Repeat, exactly and completely, the material that follows. Omit the pictures.

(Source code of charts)
start
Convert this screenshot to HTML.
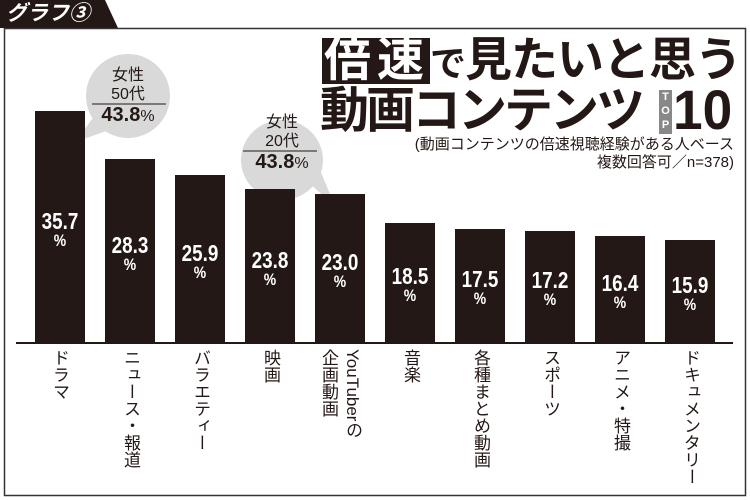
<!DOCTYPE html><html><head><meta charset="utf-8"><style>
body{margin:0;width:750px;height:500px;background:#fff;position:relative;overflow:hidden;font-family:"Liberation Sans","Noto Sans CJK JP",sans-serif;color:#231815}
.a{position:absolute}
.bar{position:absolute;background:#231815;width:50px;bottom:157px}
.v{position:absolute;width:50px;text-align:center;color:#fff;font-weight:bold;font-size:23px;line-height:19px;transform:scaleX(.82)}
.v span{font-size:17px;display:block}
.lb{position:absolute;top:349px;writing-mode:vertical-rl;font-size:17px;line-height:24px;letter-spacing:0}
.bub{position:absolute;text-align:center;font-size:16px;line-height:19px}
</style></head><body>
<svg class="a" style="left:0;top:0" width="750" height="500">
<polygon points="0,0 105,0 118,28 0,28" fill="#231815"/>
<rect x="4.5" y="28.5" width="741" height="467" fill="none" stroke="#333" stroke-width="1.5"/>
<line x1="16" y1="343" x2="733" y2="343" stroke="#231815" stroke-width="2"/>
<ellipse cx="128" cy="96" rx="42" ry="42" fill="#d9d9d9"/>
<polygon points="95,115 115,128 75,142" fill="#d9d9d9"/>
<ellipse cx="282" cy="160" rx="41" ry="40" fill="#d9d9d9"/>
<polygon points="300,175 320,170 335,206" fill="#d9d9d9"/>
<line x1="92" y1="104" x2="166" y2="104" stroke="#231815" stroke-width="1"/>
<line x1="243" y1="151" x2="317" y2="151" stroke="#231815" stroke-width="1"/>
<rect x="322" y="38" width="108" height="46" fill="#231815"/>
<rect x="659" y="90" width="13" height="44" fill="#888"/>
</svg>
<div class="a" style="left:6px;top:1px;color:#fff;font-weight:bold;font-style:italic;font-size:21px;line-height:26px">グラフ③</div>
<div class="bub" style="left:88px;top:66px;width:80px">女性<br>50代</div>
<div class="bub" style="left:88px;top:106px;width:80px;font-weight:bold;font-size:20px">43.8<span style="font-weight:normal;font-size:16px">%</span></div>
<div class="bub" style="left:242px;top:113px;width:80px">女性<br>20代</div>
<div class="bub" style="left:242px;top:153px;width:80px;font-weight:bold;font-size:20px">43.8<span style="font-weight:normal;font-size:16px">%</span></div>
<div class="a" style="left:324px;top:34px;font-size:47px;font-weight:bold;line-height:52px;white-space:nowrap;letter-spacing:-1px"><span style="color:#fff;letter-spacing:6px">倍速</span><span style="font-size:36px">で</span>見たいと思う</div>
<div class="a" style="left:320px;top:84px;font-size:49px;font-weight:bold;line-height:54px;white-space:nowrap;letter-spacing:-3px">動画コンテンツ</div>
<div class="a" style="left:659px;top:90px;width:13px;color:#fff;font-size:11px;font-weight:bold;line-height:14px;text-align:center">T<br>O<br>P</div>
<div class="a" style="left:673px;top:80px;font-size:56px;font-weight:bold;line-height:60px;transform:scaleX(.95);transform-origin:left">10</div>
<div class="a" style="right:16px;top:136px;font-size:15px;line-height:18px;text-align:right;white-space:nowrap">(動画コンテンツの倍速視聴経験がある人ベース<br>複数回答可／n=378)</div>

<div class="bar" style="left:35px;height:232px"></div>
<div class="bar" style="left:105px;height:184px"></div>
<div class="bar" style="left:175px;height:168px"></div>
<div class="bar" style="left:245px;height:154px"></div>
<div class="bar" style="left:315px;height:149px"></div>
<div class="bar" style="left:385px;height:120px"></div>
<div class="bar" style="left:455px;height:114px"></div>
<div class="bar" style="left:525px;height:112px"></div>
<div class="bar" style="left:595px;height:107px"></div>
<div class="bar" style="left:665px;height:103px"></div>

<div class="v" style="left:35px;top:212px">35.7<span>%</span></div>
<div class="v" style="left:105px;top:236px">28.3<span>%</span></div>
<div class="v" style="left:175px;top:244px">25.9<span>%</span></div>
<div class="v" style="left:245px;top:251px">23.8<span>%</span></div>
<div class="v" style="left:315px;top:253px">23.0<span>%</span></div>
<div class="v" style="left:385px;top:267px">18.5<span>%</span></div>
<div class="v" style="left:455px;top:270px">17.5<span>%</span></div>
<div class="v" style="left:525px;top:271px">17.2<span>%</span></div>
<div class="v" style="left:595px;top:274px">16.4<span>%</span></div>
<div class="v" style="left:665px;top:276px">15.9<span>%</span></div>

<div class="lb" style="left:47px">ドラマ</div>
<div class="lb" style="left:118px">ニュース・報道</div>
<div class="lb" style="left:188px">バラエティー</div>
<div class="lb" style="left:258px">映画</div>
<div class="lb" style="left:316px;width:48px">YouTuberの<br>企画動画</div>
<div class="lb" style="left:398px">音楽</div>
<div class="lb" style="left:468px">各種まとめ動画</div>
<div class="lb" style="left:538px">スポーツ</div>
<div class="lb" style="left:608px">アニメ・特撮</div>
<div class="lb" style="left:678px">ドキュメンタリー</div>
</body></html>
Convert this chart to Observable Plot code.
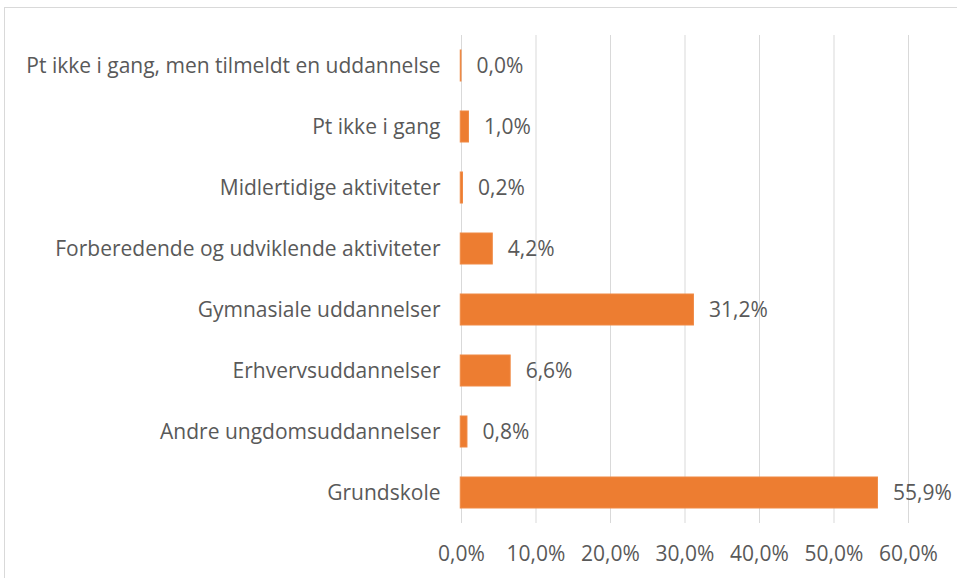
<!DOCTYPE html>
<html>
<head>
<meta charset="utf-8">
<script src="https://cdn.jsdelivr.net/npm/d3@7"></script>
<script src="https://cdn.jsdelivr.net/npm/@observablehq/plot@0.6"></script>
<style>
  html, body { margin: 0; padding: 0; background: #fff; }
  #wrap { position: relative; width: 957px; height: 578px; overflow: hidden; }
  #frame { position: absolute; left: 4px; top: 7px; width: 960px; height: 600px;
           border-top: 1px solid #d9d9d9; border-left: 1px solid #d9d9d9; }
  #chart { position: absolute; left: 0; top: 0; }
</style>
</head>
<body>
<div id="wrap"><div id="frame"></div><div id="chart"></div></div>
<script>
const categories = [
  "Pt ikke i gang, men tilmeldt en uddannelse",
  "Pt ikke i gang",
  "Midlertidige aktiviteter",
  "Forberedende og udviklende aktiviteter",
  "Gymnasiale uddannelser",
  "Erhvervsuddannelser",
  "Andre ungdomsuddannelser",
  "Grundskole"
];
const values = [0.0, 1.0, 0.2, 4.2, 31.2, 6.6, 0.8, 55.9];
const xTicks = [0, 10, 20, 30, 40, 50, 60];

const data = categories.map((c, i) => ({category: c, value: values[i]}));
const fmt = v => v.toFixed(1).replace(".", ",") + "%";

const chart = Plot.plot({
  width: 957,
  height: 578,
  marginLeft: 461,
  marginRight: 49,
  marginTop: 35,
  marginBottom: 55,
  style: {fontFamily: "'Open Sans', sans-serif", fontSize: "21px", color: "#595959", background: "transparent"},
  x: {domain: [0, 60], ticks: xTicks, tickFormat: fmt, label: null, tickSize: 0, tickPadding: 23},
  y: {domain: categories, label: null, tickSize: 0, tickPadding: 21, paddingInner: 0.5, paddingOuter: 0.25},
  marks: [
    Plot.gridX(xTicks, {stroke: "#d9d9d9", strokeOpacity: 1}),
    Plot.barX(data, {x: "value", y: "category", fill: "#ED7D31", stroke: "#F08A45", strokeWidth: 1, insetLeft: -0.75}),
    Plot.text(data, {x: "value", y: "category", text: d => fmt(d.value), dx: 15, textAnchor: "start", fill: "#595959", fontSize: 21})
  ]
});
document.getElementById("chart").appendChild(chart);
</script>
</body>
</html>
end
• _RESPONSE BELOW_:
Convert this screenshot to HTML.
<!DOCTYPE html><html><head><meta charset="utf-8"><style>
body{margin:0;width:750px;height:500px;background:#fff;position:relative;overflow:hidden;font-family:"Liberation Sans","Noto Sans CJK JP",sans-serif;color:#231815}
.a{position:absolute}
.bar{position:absolute;background:#231815;width:50px;bottom:157px}
.v{position:absolute;width:50px;text-align:center;color:#fff;font-weight:bold;font-size:23px;line-height:19px;transform:scaleX(.82)}
.v span{font-size:17px;display:block}
.lb{position:absolute;top:349px;writing-mode:vertical-rl;font-size:17px;line-height:24px;letter-spacing:0}
.bub{position:absolute;text-align:center;font-size:16px;line-height:19px}
</style></head><body>
<svg class="a" style="left:0;top:0" width="750" height="500">
<polygon points="0,0 105,0 118,28 0,28" fill="#231815"/>
<rect x="4.5" y="28.5" width="741" height="467" fill="none" stroke="#333" stroke-width="1.5"/>
<line x1="16" y1="343" x2="733" y2="343" stroke="#231815" stroke-width="2"/>
<ellipse cx="128" cy="96" rx="42" ry="42" fill="#d9d9d9"/>
<polygon points="95,115 115,128 75,142" fill="#d9d9d9"/>
<ellipse cx="282" cy="160" rx="41" ry="40" fill="#d9d9d9"/>
<polygon points="300,175 320,170 335,206" fill="#d9d9d9"/>
<line x1="92" y1="104" x2="166" y2="104" stroke="#231815" stroke-width="1"/>
<line x1="243" y1="151" x2="317" y2="151" stroke="#231815" stroke-width="1"/>
<rect x="322" y="38" width="108" height="46" fill="#231815"/>
<rect x="659" y="90" width="13" height="44" fill="#888"/>
</svg>
<div class="a" style="left:6px;top:1px;color:#fff;font-weight:bold;font-style:italic;font-size:21px;line-height:26px">グラフ③</div>
<div class="bub" style="left:88px;top:66px;width:80px">女性<br>50代</div>
<div class="bub" style="left:88px;top:106px;width:80px;font-weight:bold;font-size:20px">43.8<span style="font-weight:normal;font-size:16px">%</span></div>
<div class="bub" style="left:242px;top:113px;width:80px">女性<br>20代</div>
<div class="bub" style="left:242px;top:153px;width:80px;font-weight:bold;font-size:20px">43.8<span style="font-weight:normal;font-size:16px">%</span></div>
<div class="a" style="left:324px;top:34px;font-size:47px;font-weight:bold;line-height:52px;white-space:nowrap;letter-spacing:-1px"><span style="color:#fff;letter-spacing:6px">倍速</span><span style="font-size:36px">で</span>見たいと思う</div>
<div class="a" style="left:320px;top:84px;font-size:49px;font-weight:bold;line-height:54px;white-space:nowrap;letter-spacing:-3px">動画コンテンツ</div>
<div class="a" style="left:659px;top:90px;width:13px;color:#fff;font-size:11px;font-weight:bold;line-height:14px;text-align:center">T<br>O<br>P</div>
<div class="a" style="left:673px;top:80px;font-size:56px;font-weight:bold;line-height:60px;transform:scaleX(.95);transform-origin:left">10</div>
<div class="a" style="right:16px;top:136px;font-size:15px;line-height:18px;text-align:right;white-space:nowrap">(動画コンテンツの倍速視聴経験がある人ベース<br>複数回答可／n=378)</div>

<div class="bar" style="left:35px;height:232px"></div>
<div class="bar" style="left:105px;height:184px"></div>
<div class="bar" style="left:175px;height:168px"></div>
<div class="bar" style="left:245px;height:154px"></div>
<div class="bar" style="left:315px;height:149px"></div>
<div class="bar" style="left:385px;height:120px"></div>
<div class="bar" style="left:455px;height:114px"></div>
<div class="bar" style="left:525px;height:112px"></div>
<div class="bar" style="left:595px;height:107px"></div>
<div class="bar" style="left:665px;height:103px"></div>

<div class="v" style="left:35px;top:212px">35.7<span>%</span></div>
<div class="v" style="left:105px;top:236px">28.3<span>%</span></div>
<div class="v" style="left:175px;top:244px">25.9<span>%</span></div>
<div class="v" style="left:245px;top:251px">23.8<span>%</span></div>
<div class="v" style="left:315px;top:253px">23.0<span>%</span></div>
<div class="v" style="left:385px;top:267px">18.5<span>%</span></div>
<div class="v" style="left:455px;top:270px">17.5<span>%</span></div>
<div class="v" style="left:525px;top:271px">17.2<span>%</span></div>
<div class="v" style="left:595px;top:274px">16.4<span>%</span></div>
<div class="v" style="left:665px;top:276px">15.9<span>%</span></div>

<div class="lb" style="left:47px">ドラマ</div>
<div class="lb" style="left:118px">ニュース・報道</div>
<div class="lb" style="left:188px">バラエティー</div>
<div class="lb" style="left:258px">映画</div>
<div class="lb" style="left:316px;width:48px">YouTuberの<br>企画動画</div>
<div class="lb" style="left:398px">音楽</div>
<div class="lb" style="left:468px">各種まとめ動画</div>
<div class="lb" style="left:538px">スポーツ</div>
<div class="lb" style="left:608px">アニメ・特撮</div>
<div class="lb" style="left:678px">ドキュメンタリー</div>
</body></html>
Convert this chart to Observable Plot code.
<!DOCTYPE html>
<html>
<head>
<meta charset="utf-8">
<script src="https://cdn.jsdelivr.net/npm/d3@7"></script>
<script src="https://cdn.jsdelivr.net/npm/@observablehq/plot@0.6"></script>
<style>
  html, body { margin: 0; padding: 0; background: #fff; }
  #wrap { position: relative; width: 957px; height: 578px; overflow: hidden; }
  #frame { position: absolute; left: 4px; top: 7px; width: 960px; height: 600px;
           border-top: 1px solid #d9d9d9; border-left: 1px solid #d9d9d9; }
  #chart { position: absolute; left: 0; top: 0; }
</style>
</head>
<body>
<div id="wrap"><div id="frame"></div><div id="chart"></div></div>
<script>
const categories = [
  "Pt ikke i gang, men tilmeldt en uddannelse",
  "Pt ikke i gang",
  "Midlertidige aktiviteter",
  "Forberedende og udviklende aktiviteter",
  "Gymnasiale uddannelser",
  "Erhvervsuddannelser",
  "Andre ungdomsuddannelser",
  "Grundskole"
];
const values = [0.0, 1.0, 0.2, 4.2, 31.2, 6.6, 0.8, 55.9];
const xTicks = [0, 10, 20, 30, 40, 50, 60];

const data = categories.map((c, i) => ({category: c, value: values[i]}));
const fmt = v => v.toFixed(1).replace(".", ",") + "%";

const chart = Plot.plot({
  width: 957,
  height: 578,
  marginLeft: 461,
  marginRight: 49,
  marginTop: 35,
  marginBottom: 55,
  style: {fontFamily: "'Open Sans', sans-serif", fontSize: "21px", color: "#595959", background: "transparent"},
  x: {domain: [0, 60], ticks: xTicks, tickFormat: fmt, label: null, tickSize: 0, tickPadding: 23},
  y: {domain: categories, label: null, tickSize: 0, tickPadding: 21, paddingInner: 0.5, paddingOuter: 0.25},
  marks: [
    Plot.gridX(xTicks, {stroke: "#d9d9d9", strokeOpacity: 1}),
    Plot.barX(data, {x: "value", y: "category", fill: "#ED7D31", stroke: "#F08A45", strokeWidth: 1, insetLeft: -0.75}),
    Plot.text(data, {x: "value", y: "category", text: d => fmt(d.value), dx: 15, textAnchor: "start", fill: "#595959", fontSize: 21})
  ]
});
document.getElementById("chart").appendChild(chart);
</script>
</body>
</html>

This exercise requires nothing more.